WHAT IS NEEDED: The records that follow are to be repeated exactly, with the pictures removed.

[begin PROVIDED RECORDS]

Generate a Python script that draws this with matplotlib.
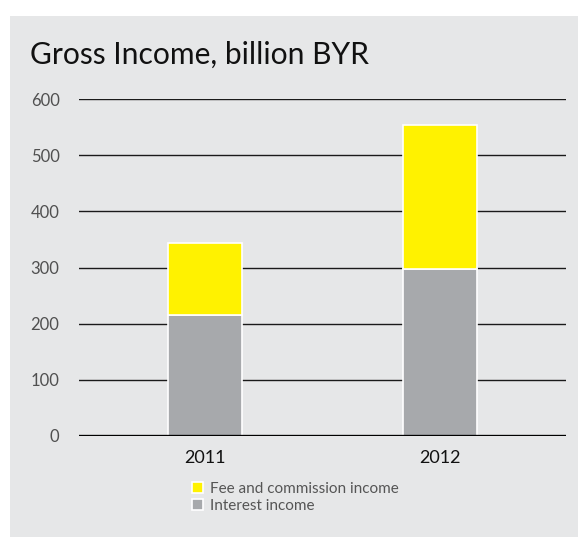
import numpy as np
import matplotlib.pyplot as plt
from matplotlib.patches import Rectangle

years = ['2011', '2012']
interest_income = [215, 297]
fee_income = [129, 256]
y_ticks = [0, 100, 200, 300, 400, 500, 600]

BG = '#e6e7e8'
YELLOW = '#fff200'
GREY = '#a7a9ac'

plt.rcParams['font.family'] = ['Lato', 'DejaVu Sans']

W, H = 578, 537
fig = plt.figure(figsize=(W / 100, H / 100), dpi=100)
fig.patch.set_facecolor('white')
fig.patches.append(Rectangle((10 / W, 0), 1 - 10 / W, 1 - 16 / H,
                             transform=fig.transFigure, facecolor=BG,
                             edgecolor='none', zorder=-5))

ax = fig.add_axes([79 / W, 101 / H, 487 / W, 337 / H])
ax.set_facecolor('none')

x = np.arange(len(years))
ax.bar(x, interest_income, width=0.315, color=GREY, edgecolor='white',
       linewidth=1.2, zorder=2, label='Interest income')
ax.bar(x, fee_income, width=0.315, bottom=interest_income, color=YELLOW,
       edgecolor='white', linewidth=1.2, zorder=2,
       label='Fee and commission income')

for t in y_ticks[1:]:
    ax.axhline(t, color='#1a1a1a', linewidth=1.0, zorder=1)
ax.axhline(0, color='black', linewidth=2.4, zorder=3)

ax.set_xlim(-0.536, 1.536)
ax.set_ylim(0, 600)
ax.set_yticks(y_ticks)
ax.set_xticks(x, years)
ax.tick_params(axis='y', length=0, pad=14, labelsize=12, labelcolor='#505050')
ax.tick_params(axis='x', length=0, pad=10, labelsize=13, labelcolor='#111111')
for s in ax.spines.values():
    s.set_visible(False)

fig.text(30 / W, 1 - 64 / H, 'Gross Income, billion BYR', fontsize=21.6,
         color='#111111', va='baseline', ha='left')

handles, labels = ax.get_legend_handles_labels()
leg = fig.legend(handles[::-1], labels[::-1], loc='upper left',
                 bbox_to_anchor=(192 / W, 1 - 482 / H), frameon=False,
                 fontsize=11, handlelength=0.75, handleheight=0.75,
                 handletextpad=0.4, labelspacing=0.2, borderpad=0,
                 borderaxespad=0)
for t in leg.get_texts():
    t.set_color('#555555')

fig.savefig('out.png', dpi=100, facecolor=fig.get_facecolor())
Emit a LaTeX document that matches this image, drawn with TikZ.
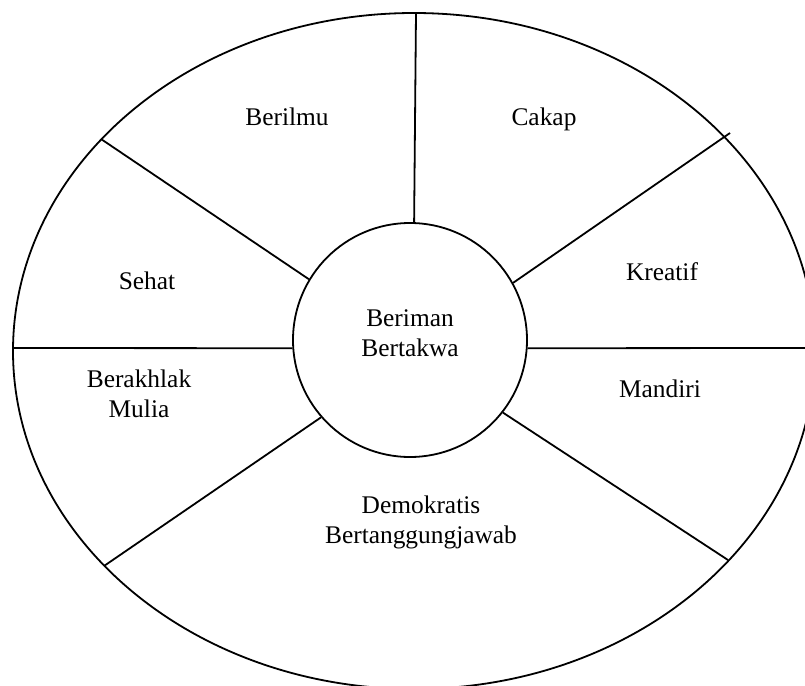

[end PROVIDED RECORDS]

SOLUTION FOR THIS PROBLEM:
Generate a Python script that draws this with matplotlib.
import numpy as np
import matplotlib.pyplot as plt
from matplotlib.patches import Rectangle

years = ['2011', '2012']
interest_income = [215, 297]
fee_income = [129, 256]
y_ticks = [0, 100, 200, 300, 400, 500, 600]

BG = '#e6e7e8'
YELLOW = '#fff200'
GREY = '#a7a9ac'

plt.rcParams['font.family'] = ['Lato', 'DejaVu Sans']

W, H = 578, 537
fig = plt.figure(figsize=(W / 100, H / 100), dpi=100)
fig.patch.set_facecolor('white')
fig.patches.append(Rectangle((10 / W, 0), 1 - 10 / W, 1 - 16 / H,
                             transform=fig.transFigure, facecolor=BG,
                             edgecolor='none', zorder=-5))

ax = fig.add_axes([79 / W, 101 / H, 487 / W, 337 / H])
ax.set_facecolor('none')

x = np.arange(len(years))
ax.bar(x, interest_income, width=0.315, color=GREY, edgecolor='white',
       linewidth=1.2, zorder=2, label='Interest income')
ax.bar(x, fee_income, width=0.315, bottom=interest_income, color=YELLOW,
       edgecolor='white', linewidth=1.2, zorder=2,
       label='Fee and commission income')

for t in y_ticks[1:]:
    ax.axhline(t, color='#1a1a1a', linewidth=1.0, zorder=1)
ax.axhline(0, color='black', linewidth=2.4, zorder=3)

ax.set_xlim(-0.536, 1.536)
ax.set_ylim(0, 600)
ax.set_yticks(y_ticks)
ax.set_xticks(x, years)
ax.tick_params(axis='y', length=0, pad=14, labelsize=12, labelcolor='#505050')
ax.tick_params(axis='x', length=0, pad=10, labelsize=13, labelcolor='#111111')
for s in ax.spines.values():
    s.set_visible(False)

fig.text(30 / W, 1 - 64 / H, 'Gross Income, billion BYR', fontsize=21.6,
         color='#111111', va='baseline', ha='left')

handles, labels = ax.get_legend_handles_labels()
leg = fig.legend(handles[::-1], labels[::-1], loc='upper left',
                 bbox_to_anchor=(192 / W, 1 - 482 / H), frameon=False,
                 fontsize=11, handlelength=0.75, handleheight=0.75,
                 handletextpad=0.4, labelspacing=0.2, borderpad=0,
                 borderaxespad=0)
for t in leg.get_texts():
    t.set_color('#555555')

fig.savefig('out.png', dpi=100, facecolor=fig.get_facecolor())
Emit a LaTeX document that matches this image, drawn with TikZ.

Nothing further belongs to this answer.